The California Green New Deal was introduced last week and has been the topic of conversation mainly amongst policymakers and climate activists. While the discussion of this resolution may not be very widespread, it will have lasting impacts on all Californians. California is widely regarded as a State on the front lines of climate change.  And as California’s capital, Sacramento is perfectly positioned as a hub of climate activism and the new resolution has sparked excitement within many local organizations.    

Sacramento Sunrise Hub Coordinator Logan Drehrer explained, “I’m so excited to see a Green New Deal bill introduced in California, especially one with such strong protections for California’s most vulnerable communities. Our state is already in a climate emergency– we saw that this fall with another round of destructive fires and sweeping power shut-offs. And it’s been an emergency for a long time for folks who live in frontline neighborhoods where fossil fuel extraction threatens their health and safety. We need a Green New Deal that transitions us off the dirty fuels destroying our planet and creates millions of good jobs for Californians”. Local activist and Fridays For Future coordinator, Supriya Patel added “The California Green New Deal is a vital piece of legislation because it acknowledges the intersectionality of the climate crisis. If acknowledges that the climate crisis will touch every part of our economy and every part of our lives. It also acknowledges that though the climate crisis impacts all of us, it doesn’t do so equally. Low-income communities of color will be hit first and worst, despite having little to do with causing the climate crisis. If we are going to ensure a future for my generation, we need ambitious policy like this resolution”.

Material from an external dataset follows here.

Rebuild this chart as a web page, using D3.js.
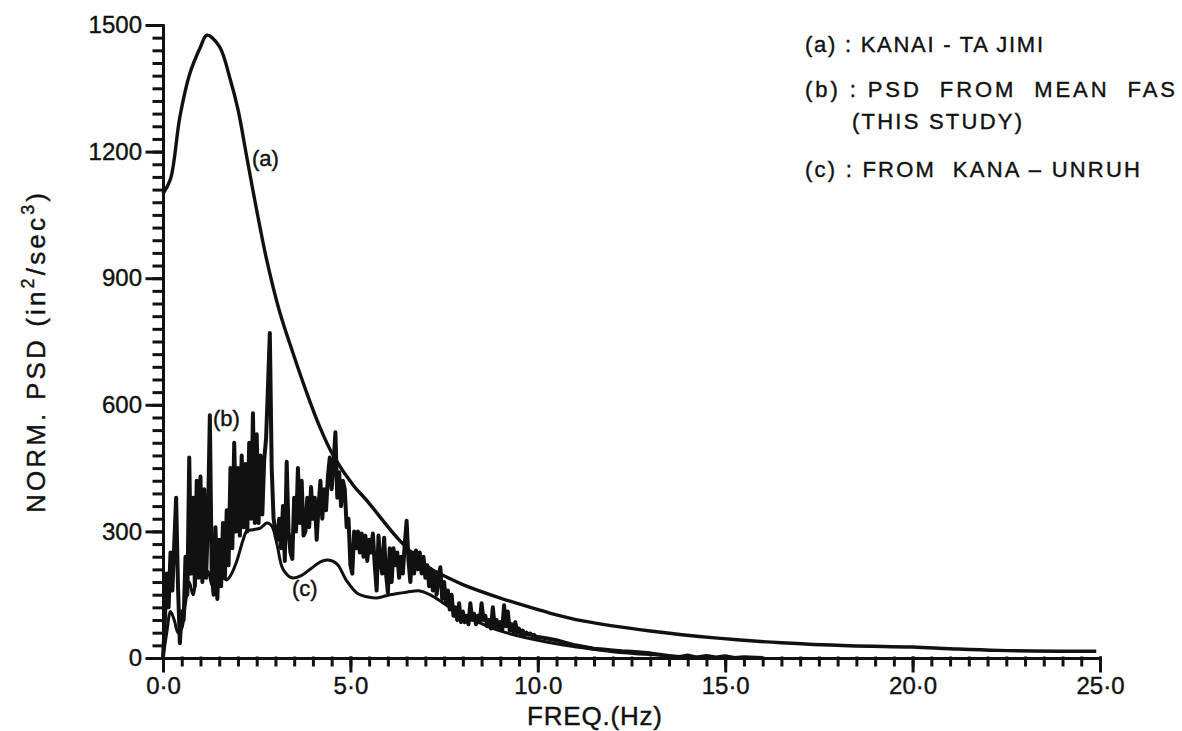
<!DOCTYPE html>
<html>
<head>
<meta charset="utf-8">
<script src="https://cdn.jsdelivr.net/npm/d3@7"></script>
<style>
  html, body { margin: 0; padding: 0; background: #fff; }
  svg { display: block; }
  text { font-family: "Liberation Sans", "DejaVu Sans", sans-serif; fill: #111; stroke: #111; stroke-width: 0.4px; }
</style>
</head>
<body>
<svg id="chart" width="1182" height="731"></svg>
<script>
// ---- (a) Kanai-Tajimi spectrum, read at these frequencies (Hz) ----
const aFreq = [0, 0.2, 0.45, 0.72, 1.0, 1.17, 1.5, 1.8, 2.0, 2.25, 2.5, 2.77, 3.1, 3.47, 3.84,
               4.19, 4.54, 5.07, 5.44, 6.3, 7.1, 7.66, 8.0, 9.0, 9.8, 10.3, 11.2, 13.0, 14.8,
               16.5, 18.3, 20.0, 21.0, 22.3, 24.9];
const aPsd  = [1100, 1135, 1282, 1386, 1448, 1476, 1450, 1369, 1300, 1180, 1061, 942, 824, 722, 627,
               546, 480, 410, 373, 280, 214, 188, 174, 142, 120, 107, 88, 64, 47,
               36, 29, 26, 22, 18, 16];

// ---- (b) PSD from mean FAS: 0.05 Hz spacing from 0 to 10 Hz ----
const bStep = 0.05;
const bPsd = [
  0, 90, 200, 120, 250, 160, 270, 380, 170, 35, 110, 90, 240, 150, 475, 200, 380, 170, 420, 190,
  430, 180, 400, 190, 330, 575, 200, 150, 310, 140, 280, 170, 320, 190, 350, 220, 450, 260, 510, 300,
  450, 290, 480, 310, 460, 300, 510, 330, 580, 320, 530, 320, 480, 340, 470, 520, 640, 770, 450, 330,
  300, 280, 330, 260, 360, 230, 465, 300, 250, 235, 380, 300, 450, 320, 420, 290, 300, 380, 310, 405,
  330, 380, 280, 360, 420, 330, 400, 350, 430, 475, 400, 460, 535, 380, 440, 360, 420, 400, 310, 330,
  220, 200, 300, 260, 300, 250, 295, 240, 290, 230, 280, 250, 295, 220, 160, 290, 230, 200, 285, 200,
  155, 260, 180, 260, 220, 250, 190, 240, 200, 270, 325, 230, 180, 250, 200, 255, 210, 250, 200, 240,
  190, 220, 170, 210, 160, 200, 150, 190, 215, 140, 180, 130, 160, 115, 150, 100, 120, 90, 130, 85,
  110, 85, 100, 80, 130, 90, 105, 80, 100, 85, 130, 90, 100, 75, 90, 70, 120, 75, 90, 70,
  85, 65, 125, 75, 110, 65, 80, 60, 85, 60, 70, 55, 65, 55, 60, 55, 58, 52, 55, 50,
  50
];
// (b) beyond 10 Hz
const bTailFreq = [10.25, 10.5, 10.75, 11, 11.25, 11.5, 11.75, 12, 12.25, 12.5, 12.75, 13, 13.25,
                   13.5, 13.75, 14, 14.25, 14.5, 14.75, 15, 15.25, 15.5, 16];
const bTailPsd  = [46, 42, 36, 30, 26, 22, 20, 18, 16, 15, 13, 11, 8,
                   5, 2, 6, 1, 5, 1, 4, 0, 2, 0];

// ---- (c) Kana-Unruh spectrum ----
const cFreq = [0, 0.1, 0.2, 0.3, 0.4, 0.5, 0.6, 0.7, 0.8, 0.9, 1.0, 1.1, 1.2, 1.3, 1.4, 1.5, 1.6,
               1.7, 1.8, 1.97, 2.13, 2.24, 2.4, 2.6, 2.77, 2.9, 3.04, 3.2, 3.44, 3.7, 3.95, 4.2,
               4.4, 4.64, 4.9, 5.2, 5.45, 5.7, 6.06, 6.5, 6.86, 7.12, 7.4, 7.66, 8.19, 8.8, 9.4,
               10.0, 10.6, 11.2, 12.0, 13.0, 14.0, 15.0];
const cPsd  = [0, 60, 110, 90, 60, 70, 130, 180, 150, 200, 220, 190, 205, 175, 165, 180, 190,
               185, 195, 230, 278, 301, 304, 308, 320, 313, 270, 211, 190, 196, 212, 228,
               232, 223, 183, 152, 145, 142, 150, 156, 159, 150, 135, 119, 95, 70, 54,
               42, 32, 24, 15, 8, 3, 0];

// ---- axes ----
const xTicks = [0, 5, 10, 15, 20, 25];
const xTickLabels = ["0·0", "5·0", "10·0", "15·0", "20·0", "25·0"];
const yTicks = [0, 300, 600, 900, 1200, 1500];
const yTickLabels = ["0", "300", "600", "900", "1200", "1500"];
const xMinorStep = 0.5;
const yMinorStep = 30;

const legendLines = [
  { text: "(a) : KANAI - TA JIMI", x: 805, y: 52, len: 238 },
  { text: "(b) : PSD  FROM  MEAN  FAS", x: 805, y: 97, len: 370 },
  { text: "(THIS STUDY)", x: 852, y: 129, len: 170 },
  { text: "(c) : FROM  KANA – UNRUH", x: 805, y: 177, len: 335 }
];

const ink = "#111";
const svg = d3.select("#chart");

const x = d3.scaleLinear().domain([0, 25]).range([163, 1100]);
const y = d3.scaleLinear().domain([0, 1500]).range([658, 25]);

function inkAxis(g, width) {
  g.selectAll("line").attr("stroke", ink).attr("stroke-width", width).attr("stroke-linecap", "square");
  g.select(".domain").attr("stroke", ink).attr("stroke-width", width);
}

// y axis: minor ticks every 30, labelled ticks every 300
svg.append("g")
  .attr("transform", `translate(${x(0)},0)`)
  .call(d3.axisLeft(y).tickValues(d3.range(0, 1500 + 1, yMinorStep)).tickSize(9).tickSizeOuter(0).tickFormat(""))
  .call(g => inkAxis(g, 3));
svg.append("g")
  .attr("transform", `translate(${x(0)},0)`)
  .call(d3.axisLeft(y).tickValues(yTicks).tickSize(16).tickSizeOuter(0).tickPadding(5)
        .tickFormat((d, i) => yTickLabels[i]))
  .call(g => inkAxis(g, 3))
  .call(g => g.selectAll("text").attr("font-family", null).style("font-size", "24px").attr("fill", ink));

// x axis: minor ticks every 0.5 Hz, labelled ticks every 5 Hz
svg.append("g")
  .attr("transform", `translate(0,${y(0)})`)
  .call(d3.axisBottom(x).tickValues(d3.range(0, 25 + 0.001, xMinorStep)).tickSize(7).tickSizeOuter(0).tickFormat(""))
  .call(g => inkAxis(g, 3));
svg.append("g")
  .attr("transform", `translate(0,${y(0)})`)
  .call(d3.axisBottom(x).tickValues(xTicks).tickSize(13).tickSizeOuter(0).tickPadding(6)
        .tickFormat((d, i) => xTickLabels[i]))
  .call(g => inkAxis(g, 3))
  .call(g => g.selectAll("text").attr("font-family", null).style("font-size", "24px").attr("fill", ink));

// ---- curves ----
const aData = aFreq.map((f, i) => ({ f, v: aPsd[i] }));
const bData = bPsd.map((v, i) => ({ f: i * bStep, v }))
  .concat(bTailFreq.map((f, i) => ({ f, v: bTailPsd[i] })));
const cData = cFreq.map((f, i) => ({ f, v: cPsd[i] }));

const smooth = d3.line().x(d => x(d.f)).y(d => y(d.v)).curve(d3.curveCatmullRom.alpha(0.5));
const jagged = d3.line().x(d => x(d.f)).y(d => y(d.v));

svg.append("path").datum(cData).attr("d", smooth)
  .attr("fill", "none").attr("stroke", ink).attr("stroke-width", 3).attr("stroke-linejoin", "round");
svg.append("path").datum(bData).attr("d", jagged)
  .attr("fill", "none").attr("stroke", ink).attr("stroke-width", 4).attr("stroke-linejoin", "round");
svg.append("path").datum(aData).attr("d", smooth)
  .attr("fill", "none").attr("stroke", ink).attr("stroke-width", 3.4).attr("stroke-linejoin", "round");

// curve tags
const tags = [
  { t: "(a)", x: 252, y: 166 },
  { t: "(b)", x: 213, y: 426 },
  { t: "(c)", x: 292, y: 596 }
];
svg.selectAll("text.tag").data(tags).join("text")
  .attr("class", "tag")
  .attr("x", d => d.x).attr("y", d => d.y)
  .style("font-size", "22px")
  .text(d => d.t);

// ---- axis titles ----
const yt = svg.append("text")
  .attr("transform", "translate(45,353) rotate(-90)")
  .attr("text-anchor", "middle")
  .attr("textLength", 320)
  .style("font-size", "26px");
yt.append("tspan").text("NORM. PSD (in");
yt.append("tspan").attr("dy", -11).style("font-size", "18px").text("2");
yt.append("tspan").attr("dy", 11).text("/sec");
yt.append("tspan").attr("dy", -11).style("font-size", "18px").text("3");
yt.append("tspan").attr("dy", 11).text(")");

svg.append("text")
  .attr("x", 527).attr("y", 725)
  .attr("textLength", 135)
  .style("font-size", "26px")
  .text("FREQ.(Hz)");

// ---- legend ----
svg.selectAll("text.legend").data(legendLines).join("text")
  .attr("class", "legend")
  .attr("x", d => d.x).attr("y", d => d.y)
  .attr("textLength", d => d.len)
  .attr("xml:space", "preserve")
  .style("white-space", "pre")
  .style("font-size", "22px")
  .text(d => d.text);
</script>
</body>
</html>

As of now, the policy is still growing and will continue to develop and change as it passes through discussions and is the subject of debate.  Dreher continued “The specifics on this bill are going to change a lot in the next month as it goes through amendments and the committee process. At Sunrise Sacramento, we’re most excited to rally behind a bill that meets the scale and urgency of the climate crisis and commits to going fossil fuel-free by 2030. We know that’s what the science demands if we’re going to keep global temperature rise under 1.5 degrees Celsius, and we’re hopeful that language will get included in the bill”.   The set of policies that will make up the Green New Deal have not necessarily been specified or clarified but it is safe to say that many activists from all around the state are cautiously optimistic.  

The California Green New Deal is only the beginning.  The Sacramento social activism scene has had an exciting start to 2020 and with a series of actions on Earth Day rapidly approaching, a series of concrete legislative goals just on the horizon.